Daily News New York, New York Sunday, July 02, 1972 - Page 177
Oh, Ploy! Bobby's Late and Boris Fires an Aide by Robert Byrne, Special Correspondent of THE NEWS
Reykjavik, Iceland, July 1—With barely 24 hours to go before he has to make his opening move against world champion Boris Spassky in the 24-game match to settle the world chess championship, Bobby Fischer, the 29-year-old challenger, still had not arrived here.
There still is time for Fischer to reach the Reykjavik exhibition hall, Laugardalsholl, by 5 p.m. tomorrow, but how he expects to ready himself for a grueling five-hour playing session against Russian Spassky is the question. After the transatlantic flight, and the four-hour time change, a traveler needs acclimation, but that's out of the question now.
If this delay is a ploy aimed at unnerving Spassky, Fischer is in for a surprise.
When I met Boris this afternoon on the steps of the Saga Hotel where he is staying and mentioned that Bobby could not get here until Sunday morning, he merely shrugged his shoulders in unconcern.
With Spassky were Efim Geller, Nikolai Krogius and Ivo Nei. Absent was the head of Spassky's team of analysts-trainers, Igor Bondarevsky. He had been fired. When Boris was asked what happened to the friend who had guided him through so many triumphs in the past, he replied, “It was nothing personal. We disagreed about the chess (anti-Fischer match) strategy.”
Meanwhile, the organizing committee was fighting a defensive campaign on two fronts. Fischer now is demanding 30% of the gate receipts and replacement of the match referee, Lothar Schmidt of West Germany, fearing that the Russians could pressure any referee still an active player by threatening to blackmail him from tournaments.
But Schmidt reminded me as we checked the stage lighting for the fifth time this morning, “yes, I am a grandmaster, but my publishing business makes me independently wealthy. I am in my 40s now and play chess only when I feel like it. There's nothing the Russians can do to reach me.”
A Second Front
The second front was opened by the press, which objects to the exclusive contract the organizers have signed with the World Chess Network, which denies all others the right to broadcast move-by-move plays of the games.
Gudmunder Thorarinsson, president of the Icelandic Chess Federation, refused to change the rule but—has challenged anyone to come up with a workable compromise. Press credentials will not be validated for those who fail to sign a pledge that they will not engage in instant transmissions of the moves.
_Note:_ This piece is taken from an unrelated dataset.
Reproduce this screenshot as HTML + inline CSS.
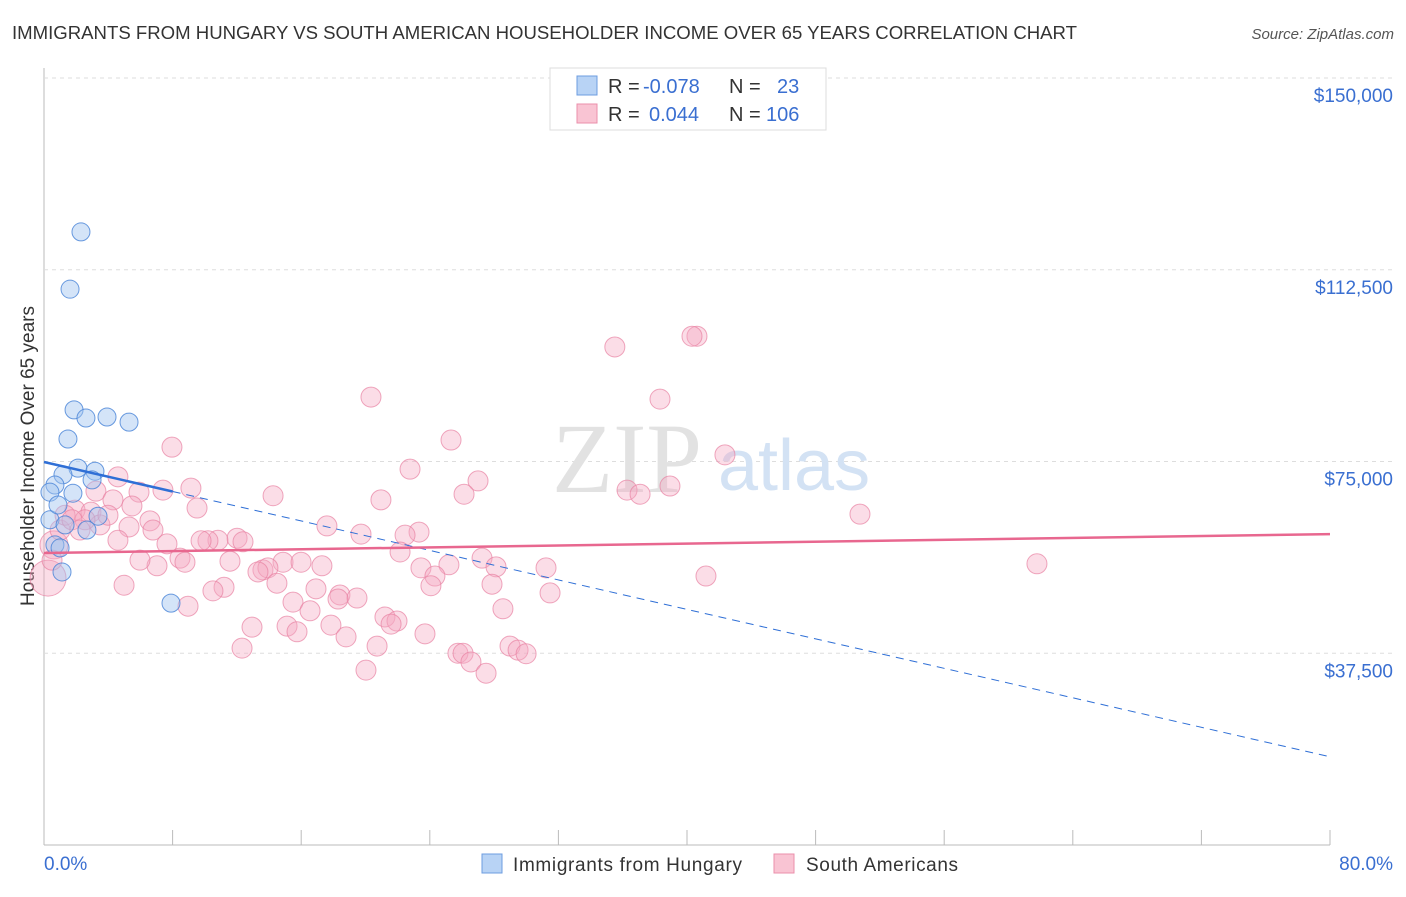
<!DOCTYPE html>
<html><head><meta charset="utf-8"><style>
body{margin:0;background:#fff;font-family:"Liberation Sans",sans-serif;}
svg text{font-family:"Liberation Sans",sans-serif;}
</style></head><body>
<svg id="chart" width="1406" height="892">
<text x="12" y="39" font-size="18" fill="#333" textLength="1065" lengthAdjust="spacingAndGlyphs">IMMIGRANTS FROM HUNGARY VS SOUTH AMERICAN HOUSEHOLDER INCOME OVER 65 YEARS CORRELATION CHART</text>
<text x="1394" y="39" font-size="15" fill="#555" text-anchor="end" font-style="italic">Source: ZipAtlas.com</text>
<text x="34" y="456" font-size="19" fill="#333" text-anchor="middle" transform="rotate(-90 34 456)">Householder Income Over 65 years</text>
<g id="grid"></g>
<text x="552" y="492" font-size="100" fill="#e2e2e2" style="font-family:'Liberation Serif',serif">ZIP</text>
<text x="718" y="490" font-size="72" fill="#d3e2f4">atlas</text>
<g id="marks"></g>
<g>
<rect x="550" y="68" width="276" height="62" fill="#fff" stroke="#ddd"/>
<rect x="577" y="76" width="20" height="19" fill="#b8d3f5" stroke="#6d9de0"/>
<rect x="577" y="104" width="20" height="19" fill="#f9c4d3" stroke="#eb8fab"/>
<text x="608" y="93" font-size="20" fill="#333">R = <tspan fill="#3a6fd1" x="643">-0.078</tspan></text>
<text x="729" y="93" font-size="20" fill="#333">N = <tspan fill="#3a6fd1" x="777">23</tspan></text>
<text x="608" y="121" font-size="20" fill="#333">R = <tspan fill="#3a6fd1" x="649">0.044</tspan></text>
<text x="729" y="121" font-size="20" fill="#333">N = <tspan fill="#3a6fd1" x="766">106</tspan></text>
</g>
<g>
<rect x="482" y="854" width="20" height="19" fill="#b8d3f5" stroke="#6d9de0"/>
<text x="513" y="871" font-size="19" fill="#333" textLength="229">Immigrants from Hungary</text>
<rect x="774" y="854" width="20" height="19" fill="#f9c4d3" stroke="#eb8fab"/>
<text x="806" y="871" font-size="19" fill="#333" textLength="152">South Americans</text>
</g>
</svg>
<script>
const yTickValues=[37500,75000,112500,150000];
const yTickLabels=["$37,500","$75,000","$112,500","$150,000"];
const xTickLabels=["0.0%","80.0%"];
const hungaryX=[2.30,1.62,1.87,2.61,3.92,5.29,1.49,2.11,3.17,1.18,0.68,0.37,1.80,2.99,3.36,2.67,0.68,1.00,1.12,7.90,0.37,0.87,1.31];
const hungaryY=[119900,108700,85100,83500,83700,82700,79400,73700,73100,72400,70400,69000,68800,71400,64300,61600,58700,58100,53400,47300,63600,66500,62600];
const southX=[40.62,40.31,35.51,20.34,38.32,25.32,7.96,42.36,22.77,27.00,9.14,7.40,36.27,38.94,37.08,26.13,14.25,20.96,5.91,3.23,4.60,4.29,5.47,9.52,1.93,2.92,50.76,6.59,17.60,5.29,23.33,19.72,22.46,6.78,7.65,12.01,10.82,10.20,12.38,9.77,22.15,8.46,7.03,8.77,11.57,14.87,15.99,17.29,23.45,25.19,27.25,28.12,31.23,24.32,13.62,13.93,13.31,14.49,4.98,11.20,10.51,27.87,24.07,16.92,31.48,18.41,19.47,18.29,15.49,16.55,8.96,28.55,41.18,61.77,12.94,15.12,21.21,21.96,21.59,17.85,15.74,18.79,23.70,12.32,20.72,25.75,26.07,28.99,29.49,29.99,26.56,20.03,27.50,0.62,0.25,1.00,0.50,3.48,2.55,1.31,3.98,1.74,2.24,4.60,5.97];
const southY=[99500,99500,97400,87600,87200,79200,77800,76300,73500,71200,69800,69400,69400,70200,68600,68600,68300,67500,69000,69200,72000,67500,66300,65900,65500,65100,64700,63400,62400,62200,61200,60800,60600,61600,58900,60000,59600,59500,59300,59500,57300,56100,54600,55300,55500,55300,55300,54600,54200,54800,56100,54400,54200,52600,53800,54200,53400,51200,50800,50400,49700,51000,50700,50100,49300,48900,48300,48100,47500,45800,46700,46200,52600,55000,42600,42800,44600,43800,43200,43000,41700,40700,41300,38500,38900,37500,37500,38900,38100,37400,35800,34200,33600,58700,52200,61600,55700,62600,63600,64500,64500,63600,61600,59600,55700];
const southR=southX.map((x,i)=>i===94?18:(i===93?14:10));
const hungaryTrend=[74900,17400];
const southTrend=[57100,60800];
const NS="http://www.w3.org/2000/svg";
const X=v=>44+v/80*1286;
const Y=v=>845-v/150000*767;
const grid=document.getElementById('grid'),marks=document.getElementById('marks');
function mk(tag,attrs,parent){const e=document.createElementNS(NS,tag);for(const k in attrs)e.setAttribute(k,attrs[k]);parent.appendChild(e);return e;}
let ax=mk('line',{x1:44,y1:68,x2:44,y2:845,stroke:'#bbb'},grid);


let bx=mk('line',{x1:44,y1:845,x2:1330,y2:845,stroke:'#bbb'},grid);


for(let i=1;i<=10;i++){let t=mk('line',{x1:44+i*128.6,y1:830,x2:44+i*128.6,y2:845,stroke:'#bbb'},grid);

}
yTickValues.forEach((v,i)=>{let g=mk('line',{x1:44,y1:Y(v),x2:1394,y2:Y(v),stroke:'#ddd','stroke-dasharray':'4,4'},grid);


let t=mk('text',{x:1393,y:Y(v)+24,'font-size':19,fill:'#3a6fd1','text-anchor':'end'},grid);t.textContent=yTickLabels[i];

});
[[44,'start'],[1393,'end']].forEach((p,i)=>{let t=mk('text',{x:p[0],y:870,'font-size':19,fill:'#3a6fd1','text-anchor':p[1]},grid);t.textContent=xTickLabels[i];

});
southX.forEach((x,i)=>{let c=mk('circle',{cx:X(x),cy:Y(southY[i]),r:southR[i],fill:'rgba(246,170,195,0.4)',stroke:'rgba(232,130,162,0.7)','stroke-width':1},marks);

});
hungaryX.forEach((x,i)=>{let c=mk('circle',{cx:X(x),cy:Y(hungaryY[i]),r:9,fill:'rgba(160,196,240,0.45)',stroke:'rgba(70,130,215,0.8)','stroke-width':1},marks);

});
const hy=x=>hungaryTrend[0]+(hungaryTrend[1]-hungaryTrend[0])*x/79.8;
let l1=mk('line',{x1:X(0),y1:Y(hy(0)),x2:X(8),y2:Y(hy(8)),stroke:'#2f6fd6','stroke-width':2.5},marks);


let l2=mk('line',{x1:X(8),y1:Y(hy(8)),x2:X(79.8),y2:Y(hy(79.8)),stroke:'#2f6fd6','stroke-width':1,'stroke-dasharray':'8,6'},marks);


let l3=mk('line',{x1:X(0),y1:Y(southTrend[0]),x2:X(80),y2:Y(southTrend[1]),stroke:'#e8678f','stroke-width':2.5},marks);


</script>
</body></html>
Fischer remained in hiding Saturday in the New York area. As a member of the Church of God, a fundamentalist Protestant sect that observes the Sabbath on Saturday, Fischer prefers not to fly until after sundown. A 9:30 p.m. Icelandic Airlines flight out of Kennedy International Airport thus remained the only direct connection to Iceland.
Fischer's lawyer, Paul G. Marshall, would say only, “I expect Bobby Fischer to do the proper thing for Bobby Fischer.” A long-time friend and fellow international grand master, the Rev. William J. Lombardy, who talked with Fischer Friday, predicted he would arrive in Reykjavik in time for the match.